What do we do with the atonement? Let’s plunge into the Deeper Waters and find out.
As we continue through Zuersher’s work, we come to a chapter on atonement. Now I’ll state this upright. I have not spent much time looking at a lot of theories of the atonement. I have read Wright’s recent work on the cross. I think it’s an excellent work. Still, I cannot speak as an authority on the atonement, but that could be in some ways an advantage here.
You see, the reason I don’t see this as a defeater here is this is my situation. I have enough evidence to convince me that God exists. I have enough evidence to convince me of the full deity of Jesus. I have enough evidence to convince me that Jesus rose from the dead physically. I have enough evidence to convince me that Scripture is reliable. Does it make any sense to anyone to say “I’m not fully clear on how atonement works, so therefore I should doubt that Christianity is true.”?
Of course not. Any area of study will always have some unanswered questions. Consider for instance in science, when we see creatures that seem incredibly advanced. Does this mean every evolutionist will just throw in the towel and abandon the theory wholesale? Not at all, nor would I expect them to. One looks at the primary data they have for a position even if secondary details aren’t exactly clear.
Zuersher says first that there is disagreement means that this is being made up as we go along. He says that this means we do not have some privileged path to the divine. If by that He means that God is not obligated to answer all of our questions for us, that is entirely correct. If He means that we do not have the way to God in Christ, that would be wrong, but believing we do doesn’t mean we have perfect atonement knowledge.
The next part is one that Zuersher gets so close to the truth of matters, but then He rejects it for theological reasons. Zuersher says that satisfaction says that God’s honor must be restored, but if that’s true, then God has personality traits unworthy of a morally perfect being. It’s truly tragic how close Zuersher gets to good theology but then allows his cultural prejudices and lack of understanding of honor to get in the way.
To begin with, I don’t think it’s right to speak of God as a morally perfect being. A morally perfect being is one that does that which they ought to do always. God has no ought. He does not owe anyone anything. God is instead a good being. He is perfect and lacking nothing in Himself.
So how could God be lacking honor? It’s not a lack in Himself. It’s rather how God is perceived. There were two kinds of honor in the ancient world. One was one had based on who they were and their lineage and such. God’s honor is untouched here. The other is their reputation. How are they perceived in the eyes of others? Here, God’s reputation is tied to how He is seen in the eyes of humanity and how we treat Him. We can live lives that honor God or not. Zuersher rejects this without bothering to understand the culture or the theology.

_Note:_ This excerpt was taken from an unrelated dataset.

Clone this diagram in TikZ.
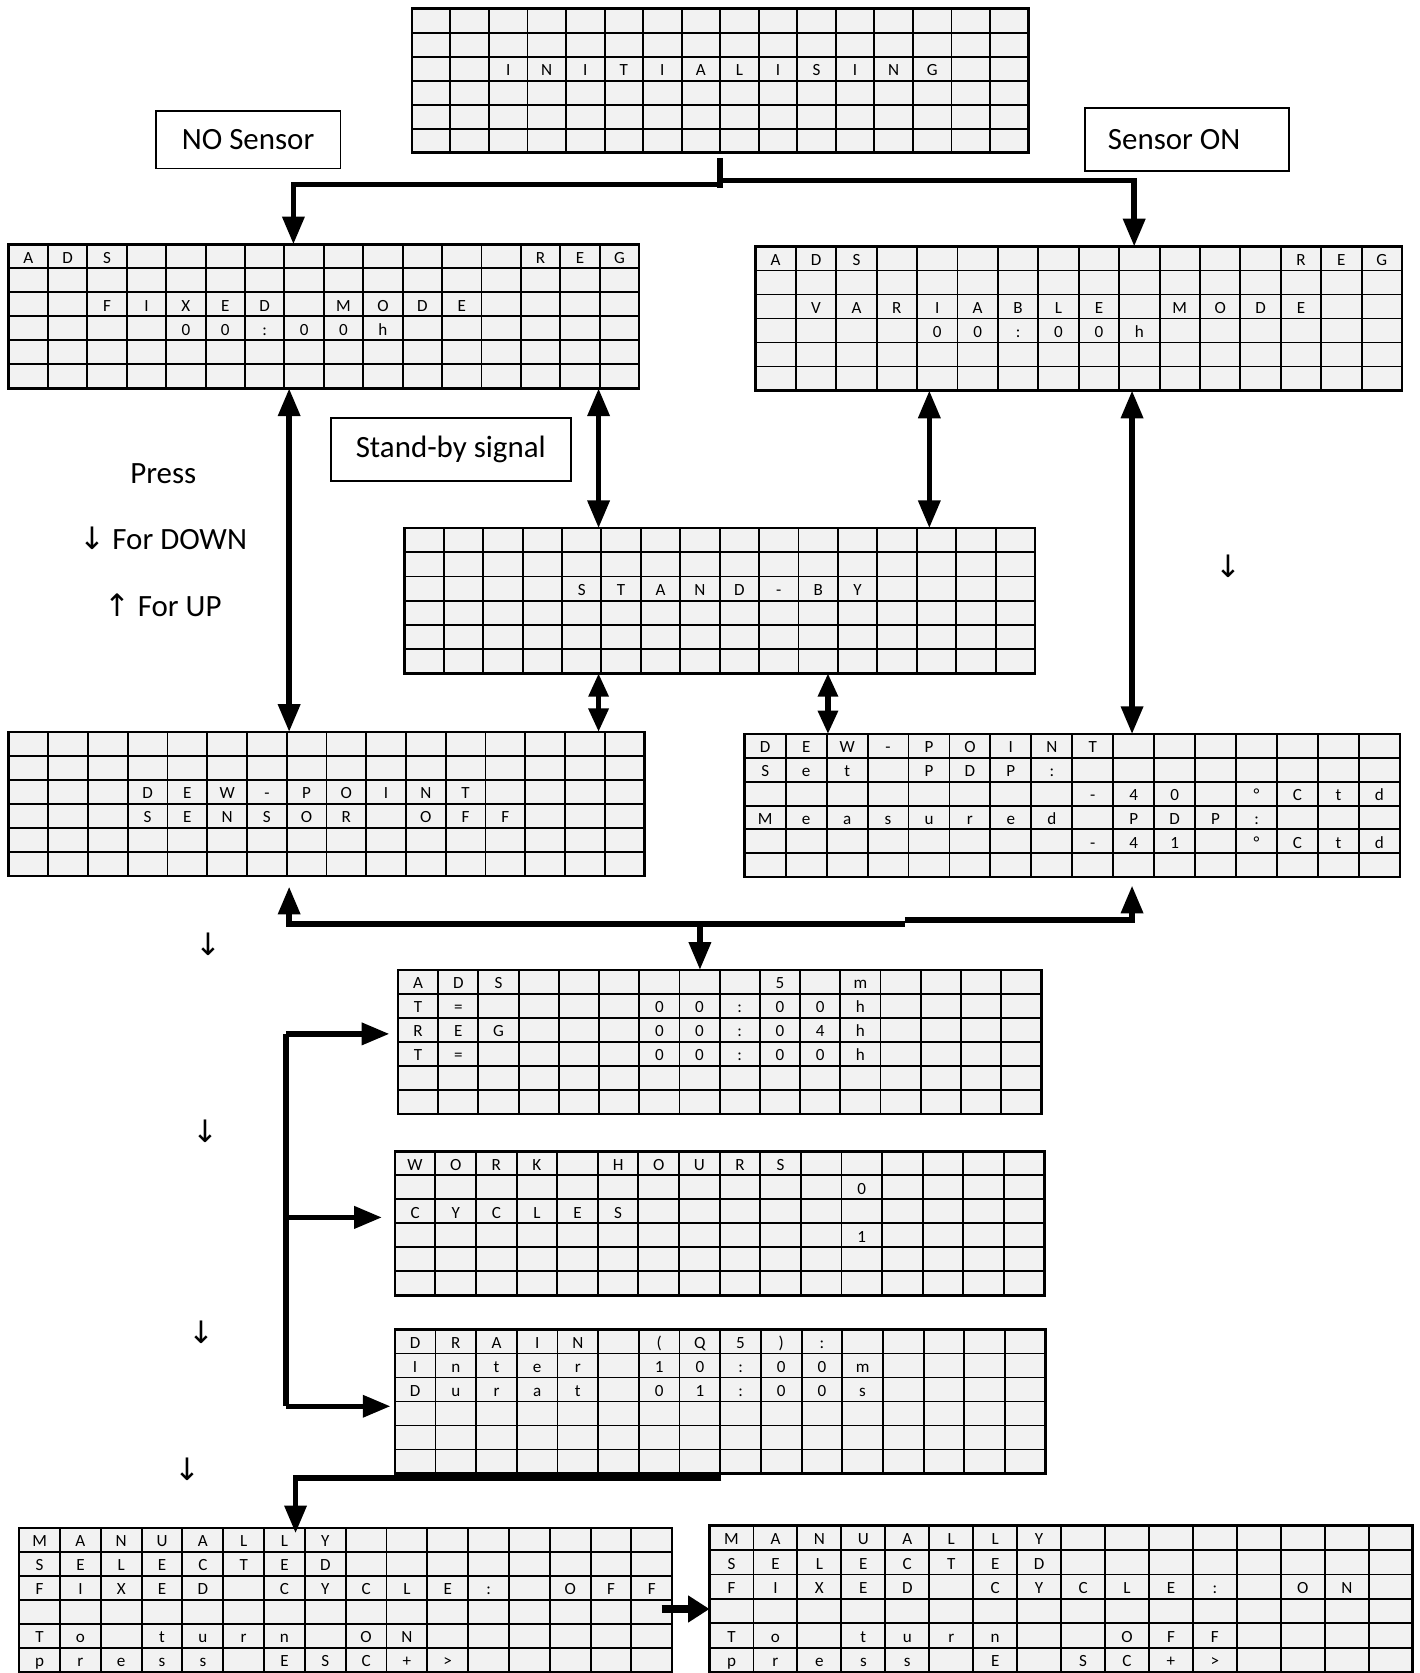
\documentclass[tikz,border=0pt]{standalone}
\usepackage{fontspec}
\setmainfont{Carlito}
\newfontfamily\arrowfont{DejaVu Sans}
\usetikzlibrary{arrows.meta,calc}
\definecolor{lcdgray}{HTML}{F2F2F2}
\tikzset{
  lcdbox/.style={draw=black, line width=1.2pt, fill=lcdgray, inner sep=0pt, outer sep=0pt},
  lcdline/.style={black, line width=0.9pt},
  lcdborder/.style={black, line width=1.2pt},
  cell/.style={font=\fontsize{8}{9}\selectfont, inner sep=0pt, text height=0.64em, text depth=0pt, anchor=center},
  lblbox/.style={draw=black, line width=0.8pt, fill=white, inner sep=0pt, outer sep=0pt, font=\fontsize{14.5}{16}\selectfont},
  txt/.style={font=\fontsize{14.5}{16}\selectfont, inner sep=0pt},
  thk/.style={line width=2.6pt},
  tip/.style={-{Triangle[width=10pt,length=13pt]}},
  dbl/.style={{Triangle[width=10pt,length=13pt]}-{Triangle[width=10pt,length=13pt]}},
  dbls/.style={{Triangle[width=9pt,length=11pt]}-{Triangle[width=9pt,length=11pt]}}
}
\newcommand\lcdgrid[6]{%
  \pgfmathsetmacro\lcw{(#4-#2)/16}%
  \pgfmathsetmacro\lch{(#5-#3)/6}%
  \node[lcdbox, anchor=north west, minimum width={(#4-#2)*0.5pt}, minimum height={(#5-#3)*0.5pt}] (#1) at (#2,-#3) {};
  \foreach \ii in {1,...,15} {\draw[lcdline] ({#2+\ii*\lcw},-#3) -- ({#2+\ii*\lcw},-#5);}
  \foreach \jj in {1,...,5} {\draw[lcdline] (#2,{-#3-\jj*\lch}) -- (#4,{-#3-\jj*\lch});}
  \foreach \rowi/\coli/\chari in {#6} {\node[cell] at ({#2+(\coli+0.5)*\lcw},{-#3-(\rowi+0.5)*\lch}) {\chari};}
  \draw[lcdborder] (#1.north west) rectangle (#1.south east);
}
\begin{document}
\begin{tikzpicture}[x=0.5pt,y=0.5pt]
\useasboundingbox[fill=white] (0,0) rectangle (1330,-1568);

\lcdgrid{init}{386}{8}{964}{143}{2/2/I,2/3/N,2/4/I,2/5/T,2/6/I,2/7/A,2/8/L,2/9/I,2/10/S,2/11/I,2/12/N,2/13/G}
\lcdgrid{fixed}{8}{229}{599}{364}{0/0/A,0/1/D,0/2/S,0/13/R,0/14/E,0/15/G,2/2/F,2/3/I,2/4/X,2/5/E,2/6/D,2/8/M,2/9/O,2/10/D,2/11/E,3/4/0,3/5/0,3/6/:,3/7/0,3/8/0,3/9/h}
\lcdgrid{var}{708}{231}{1314}{366}{0/0/A,0/1/D,0/2/S,0/13/R,0/14/E,0/15/G,2/1/V,2/2/A,2/3/R,2/4/I,2/5/A,2/6/B,2/7/L,2/8/E,2/10/M,2/11/O,2/12/D,2/13/E,3/4/0,3/5/0,3/6/:,3/7/0,3/8/0,3/9/h}
\lcdgrid{standby}{379}{495}{970}{631}{2/4/S,2/5/T,2/6/A,2/7/N,2/8/D,2/9/-,2/10/B,2/11/Y}
\lcdgrid{dewl}{8}{686}{604}{821}{2/3/D,2/4/E,2/5/W,2/6/-,2/7/P,2/8/O,2/9/I,2/10/N,2/11/T,3/3/S,3/4/E,3/5/N,3/6/S,3/7/O,3/8/R,3/10/O,3/11/F,3/12/F}
\lcdgrid{dewr}{698}{688}{1312}{822}{0/0/D,0/1/E,0/2/W,0/3/-,0/4/P,0/5/O,0/6/I,0/7/N,0/8/T,1/0/S,1/1/e,1/2/t,1/4/P,1/5/D,1/6/P,1/7/:,2/8/-,2/9/4,2/10/0,2/12/°,2/13/C,2/14/t,2/15/d,3/0/M,3/1/e,3/2/a,3/3/s,3/4/u,3/5/r,3/6/e,3/7/d,3/9/P,3/10/D,3/11/P,3/12/:,4/8/-,4/9/4,4/10/1,4/12/°,4/13/C,4/14/t,4/15/d}
\lcdgrid{ads}{373}{909}{976}{1044}{0/0/A,0/1/D,0/2/S,0/9/5,0/11/m,1/0/T,1/1/=,1/6/0,1/7/0,1/8/:,1/9/0,1/10/0,1/11/h,2/0/R,2/1/E,2/2/G,2/6/0,2/7/0,2/8/:,2/9/0,2/10/4,2/11/h,3/0/T,3/1/=,3/6/0,3/7/0,3/8/:,3/9/0,3/10/0,3/11/h}
\lcdgrid{work}{370}{1079}{979}{1214}{0/0/W,0/1/O,0/2/R,0/3/K,0/5/H,0/6/O,0/7/U,0/8/R,0/9/S,1/11/0,2/0/C,2/1/Y,2/2/C,2/3/L,2/4/E,2/5/S,3/11/1}
\lcdgrid{drain}{370}{1246}{980}{1381}{0/0/D,0/1/R,0/2/A,0/3/I,0/4/N,0/6/{(},0/7/Q,0/8/5,0/9/{)},0/10/:,1/0/I,1/1/n,1/2/t,1/3/e,1/4/r,1/6/1,1/7/0,1/8/:,1/9/0,1/10/0,1/11/m,2/0/D,2/1/u,2/2/r,2/3/a,2/4/t,2/6/0,2/7/1,2/8/:,2/9/0,2/10/0,2/11/s}
\lcdgrid{manl}{18}{1432}{630}{1567}{0/0/M,0/1/A,0/2/N,0/3/U,0/4/A,0/5/L,0/6/L,0/7/Y,1/0/S,1/1/E,1/2/L,1/3/E,1/4/C,1/5/T,1/6/E,1/7/D,2/0/F,2/1/I,2/2/X,2/3/E,2/4/D,2/6/C,2/7/Y,2/8/C,2/9/L,2/10/E,2/11/:,2/13/O,2/14/F,2/15/F,4/0/T,4/1/o,4/3/t,4/4/u,4/5/r,4/6/n,4/8/O,4/9/N,5/0/p,5/1/r,5/2/e,5/3/s,5/4/s,5/6/E,5/7/S,5/8/C,5/9/+,5/10/>}
\lcdgrid{manr}{665}{1430}{1324}{1567}{0/0/M,0/1/A,0/2/N,0/3/U,0/4/A,0/5/L,0/6/L,0/7/Y,1/0/S,1/1/E,1/2/L,1/3/E,1/4/C,1/5/T,1/6/E,1/7/D,2/0/F,2/1/I,2/2/X,2/3/E,2/4/D,2/6/C,2/7/Y,2/8/C,2/9/L,2/10/E,2/11/:,2/13/O,2/14/N,4/0/T,4/1/o,4/3/t,4/4/u,4/5/r,4/6/n,4/9/O,4/10/F,4/11/F,5/0/p,5/1/r,5/2/e,5/3/s,5/4/s,5/6/E,5/8/S,5/9/C,5/10/+,5/11/>}

% label boxes
\node[lblbox, anchor=north west, minimum width=86.5pt, minimum height=27pt] (nosensor) at (146,-104) {NO Sensor};
\node[lblbox, anchor=north west, minimum width=95.5pt, minimum height=29.5pt] (sensoron) at (1017,-101) {Sensor ON\kern12pt};
\node[lblbox, anchor=north west, minimum width=112.5pt, minimum height=29.5pt] (sbsignal) at (310,-392) {Stand-by signal};

% free texts
\node[txt] (press) at (153,-444) {Press};
\node[txt] (fdown) at (153,-505) {{\arrowfont ↓} For DOWN};
\node[txt] (fup) at (153,-567) {{\arrowfont ↑} For UP};
\node[txt] (dn1) at (1151,-531) {\arrowfont ↓};
\node[txt] (dn2) at (195,-885) {\arrowfont ↓};
\node[txt] (dn3) at (193,-1060) {\arrowfont ↓};
\node[txt] (dn4) at (189,-1249) {\arrowfont ↓};
\node[txt] (dn5) at (176,-1377) {\arrowfont ↓};

% coordinates for connectors
\coordinate (stubtop) at (675,-148);
\coordinate (stub) at (675,-176);
\coordinate (splitl) at (675,-173);
\coordinate (splitr) at (675,-169);
\coordinate (xl) at (275,0);
\coordinate (xr) at (1063,0);
\coordinate (v1) at (271,0);
\coordinate (v2) at (561,0);
\coordinate (v3) at (871,0);
\coordinate (v4) at (1061,0);
\coordinate (v5) at (776,0);
\coordinate (hbl) at (0,-866);
\coordinate (hbr) at (0,-862);
\coordinate (step) at (848,0);
\coordinate (v6) at (656,0);
\coordinate (bx) at (268,0);
\coordinate (ya) at (0,-969);
\coordinate (yw) at (0,-1141);
\coordinate (yd) at (0,-1318);
\coordinate (dr) at (676,-1385);
\coordinate (vm) at (277,0);
\coordinate (ym) at (0,-1508);

% top split
\draw[thk] (stubtop) -- (stub);
\draw[thk, tip, line join=miter] (splitl) -- (xl |- splitl) -- (xl |- fixed.north);
\draw[thk, tip, line join=miter] (splitr) -- (xr |- splitr) -- (xr |- var.north);

% double arrows
\draw[thk, dbl] (v1 |- fixed.south) -- (v1 |- dewl.north);
\draw[thk, dbl] (v2 |- fixed.south) -- (v2 |- standby.north);
\draw[thk, dbl] (v3 |- var.south) -- (v3 |- standby.north);
\draw[thk, dbl] (v4 |- var.south) -- (v4 |- dewr.north);
\draw[thk, dbls] (v2 |- standby.south) -- (v2 |- dewl.north);
\draw[thk, dbls] (v5 |- standby.south) -- (v5 |- dewr.north);

% bottom junction
\draw[thk, tip, line join=miter, shorten >=5pt] (step |- hbl) -- (v1 |- hbl) -- (v1 |- dewl.south);
\draw[thk, tip, line join=miter, shorten >=4pt] (step |- hbr) -- (v4 |- hbr) -- (v4 |- dewr.south);
\draw[thk, tip] (v6 |- hbl) -- (v6 |- ads.north);

% left bracket
\draw[thk, line join=miter] (bx |- ya) -- (bx |- yd);
\draw[thk, tip, shorten >=4pt] (bx |- ya) -- (ads.west |- ya);
\draw[thk, tip, shorten >=6pt] (bx |- yw) -- (work.west |- yw);
\draw[thk, tip, shorten >=2pt] (bx |- yd) -- (drain.west |- yd);

% drain to manual
\draw[thk, tip, line join=miter] (dr) -- (vm |- dr) -- ($(vm |- manl.north)+(0,-5)$);

% manual off -> on
\draw[line width=4pt, -{Triangle[width=12pt,length=10pt]}] ($(manl.east |- ym)+(-10,0)$) -- (manr.west |- ym);
\end{tikzpicture}
\end{document}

Third, he says that God could just forgive. After all, we do it. Sure, but we are not the ones that are perfectly good and holy. If God just lets it go, He is saying that our well-being is of greater importance than His goodness. In other words, the good of man outranks the good of God. God is treating sin as no big deal, when every sin is really an act of divine treason.
He next says that if Jesus had a fully human nature, then what happened on the cross was murder since it was a human sacrifice. Well, he is right that it is murder. Jesus submitted to the ruling authorities. This is also not the same as suicide. The authorities did not realize what they were doing, but many holy men in Judaism dying would see themselves as dying for the sins of the people.
He also says that a willing death does not excuse the executioners. Of course not. Whoever said that it did? They were fully convinced they were doing right. My statement about this has been that either Jesus was the wickedest man who ever lived and the crucifixion was the most just and righteous act of all to stop Him, or He was the most righteous man who ever lived and the crucifixion was the most wicked act of all time.
He then goes into the claims of how Jesus was an invalid sacrifice. I recommend the works of Michael Brown here on answering Jewish objections to Jesus. Brown has looked at this a lot more than I have.
Next, he argues that this was not a real sacrifice since Jesus did not stay dead. One wonders how this is so. Once the offering is given to God, God can do with it what He wants. If He wants to resurrect Jesus, then He can resurrect Jesus. This would be God’s vindication on the life and claims of Jesus.
He also argues that the theory is immoral since it undermines individual responsibility by having someone accept Jesus’s sacrifice. On the contrary, it upholds it. When presented with the claims of Christ, one must accept their responsibility for the sins that got Him there.
Finally, Zuersher ends with saying that educated men and women hold to atonement thinking today should require no further comment. I instead think that someone can bother to write a book responding to a view without interacting with the best scholarship on it should require no further comment. Sadly, Zuersher does this consistently.